Kenapa karena beberapa orang dosen yang tidak diberikan jadwal pada semester genap dapat melaporkan BKD serdosnya untuk semester ganjil 2023-2024 kemarin dan itu diterima alias serdosnya cair (oleh LLDIKTI Wilayah XII diakui alias tidak tabrak aturan). Nah kalau Haji Sidik bilang semester ini (genap) tidak diberikan jadwal mengajar karena tidak mengajar itu pernyataan sesaat, kenapa saya bilang sesat karena bukan dosen tidak mengajar (lalai dalam Tridarma) tapi kebijakan sepihak rektor untuk tidak kasi jadwal. Kan semester ini dosen bersangkutan belum mengajar, loh kok bilang tidak mengajar.
Sekali lagi dari lubuk hati yang paling dalam pak rektor ini hak dosen, saya tidak bicarakan hanya enam orang dosen. Tapi berkisar delapan puluan dosen dan pegawai yang ada di ISDIK yang terbebani dengan sikap bapak. Pergi tidak pulang dan selalui mencari alibi untuk mengelabui para dosen. Dosen-dosen punya anak dan istri yang harus mereka biayai, apapun itu pernyataan bapak tidak bisa dibenarkan biar sekecil tai kuku pun.

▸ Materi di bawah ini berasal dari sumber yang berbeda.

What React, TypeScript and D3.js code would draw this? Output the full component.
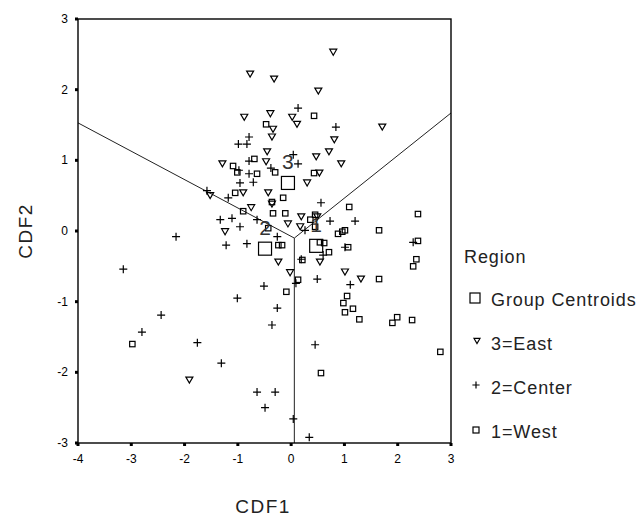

Dalam Al-Qur’an Allah SWT berfirman, artinya: “hai orang-orang yang beriman, janganlah kamu saling memakan harta sesamamu dengan jalan yang batil, kecuali dengan jalan perniagaan dengan suka sama suka di antara kamu. Dan janganlah kamu membunuh dirimu; sesungguhnya Allah adalah Maha Penyayang kepadamu” (Qur’an surat An Nisa ayat 29). Sekali lagi kembalilah kejalan yang benar dan bayarlah gaji karyawan sebelum suar keringatnya kering. Ini perintah hadits (agama) ini bukan hanya kering tapi tarada kua. Sekali lagi rektor jangan lari dari tanggung jawab karena akhirat adalah mahkama yang sebenarnya,” (Maun).